Tom Trent, attorney for the developer, told aldermen that under the plan "no dollars that you currently have in your budget are going to this. Only the increased dollars and only a portion of those" would be used for reimbursement. Trent said the investor development board had approved the plan and that adoption by the city would enable the tax increment to be used to reimburse developer costs for public infrastructure such as a boulevard, stormwater and greenway extensions. He described a proposed 70/30 split (70% to reimburse developer infrastructure costs after deductions, 30% retained for other community needs and debt service) and said state statute changes allow certain infrastructure costs to qualify.
A consultant summarized projected figures: roughly $27.5 million in community benefit tied to a three‑to‑one return (projected $3.09 return per $1 invested), permanent employment of about 1,700 jobs with construction employment of more than 6,000 over the build‑out, and an estimated $3.1 million in annual city property tax revenue at full build‑out. The consultant noted the boulevard construction base cost is about $30.3 million (construction only) and said the TIF would seek only a portion of that construction cost.
Council had questions about tax impacts and school allocations; presenters said a share of the incremental receipts would flow to local schools per existing allocation formulas. The board voted to approve the economic impact plan referral as presented; the motion passed unanimously.

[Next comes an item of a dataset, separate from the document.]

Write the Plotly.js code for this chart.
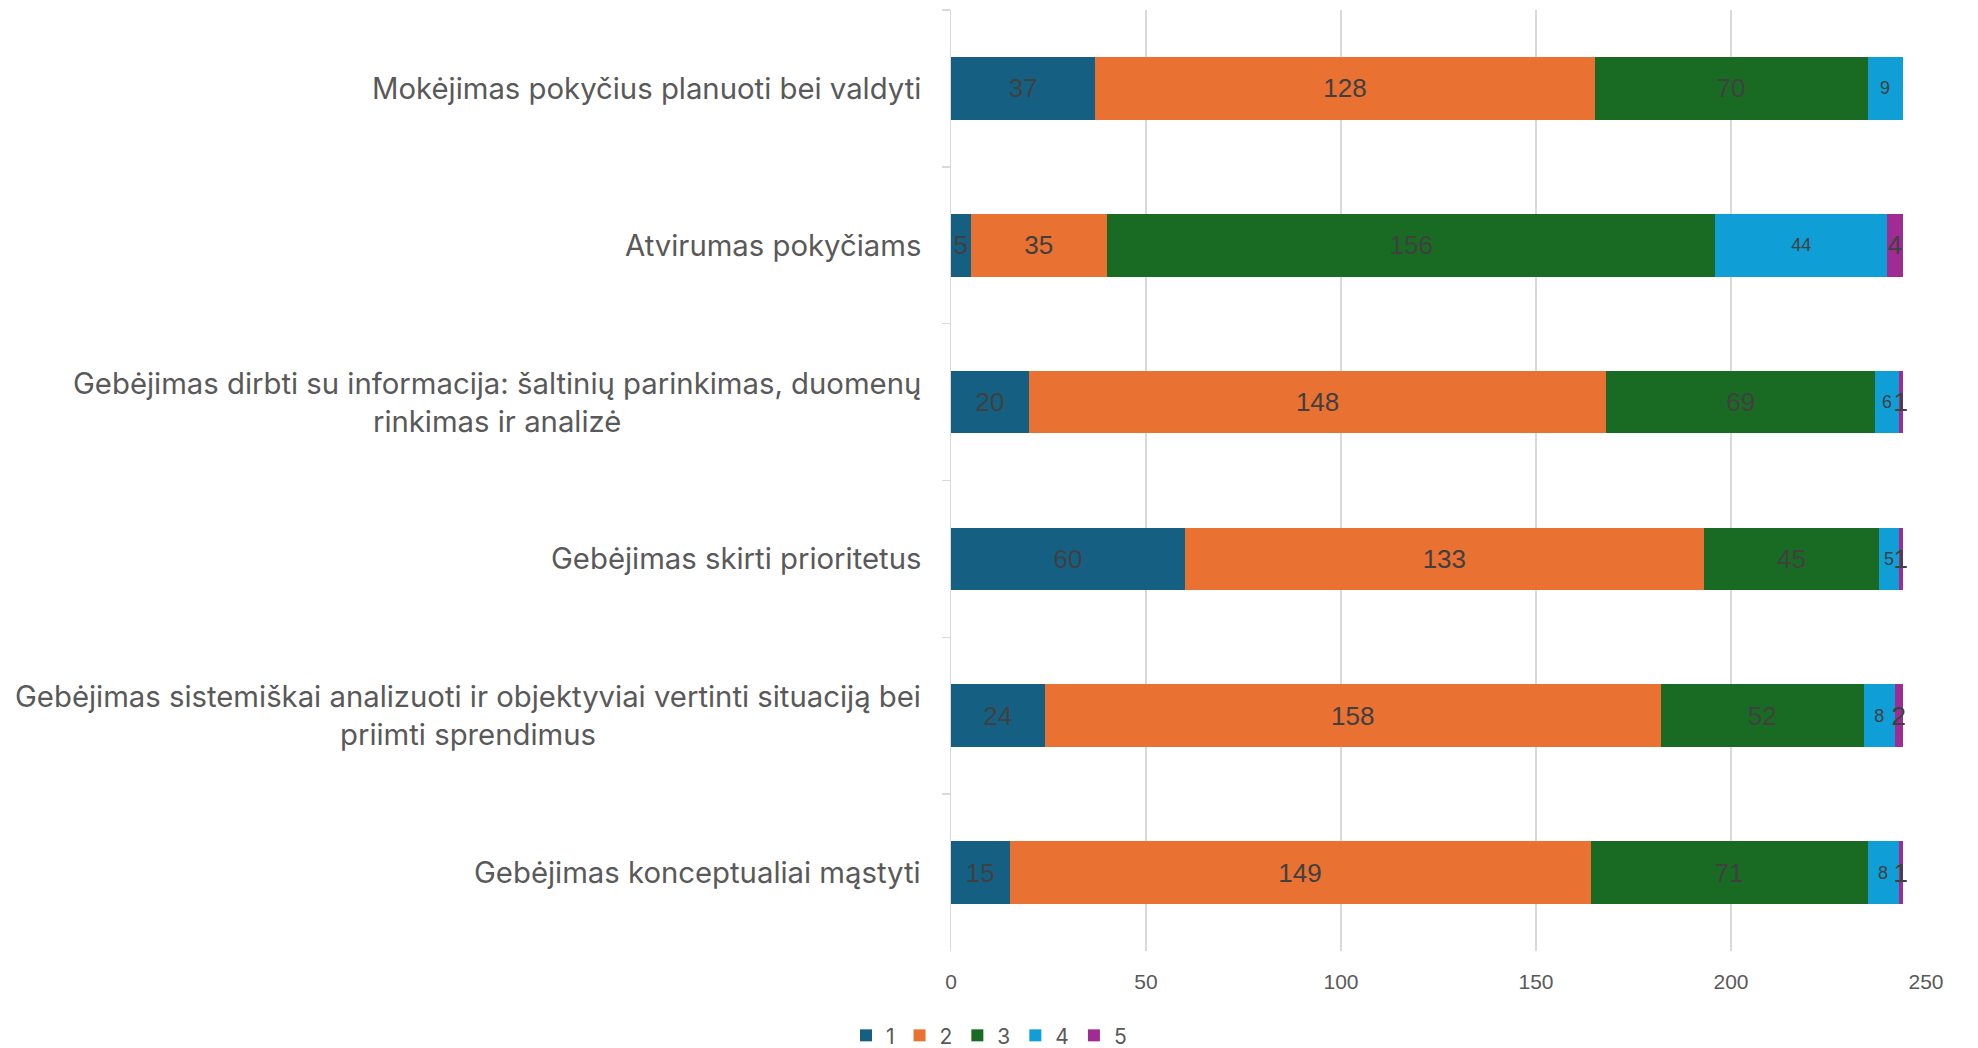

What this means: The plan authorizes the city to move forward in the TIF process, which typically includes industrial development board approval, potential issuance of non‑recourse bonds by the IDB and later reimbursement to the developer if the increment materializes. The plan shifts project risk to the developer but commits a portion of future incremental tax revenue to repay infrastructure investment if the project reaches anticipated value.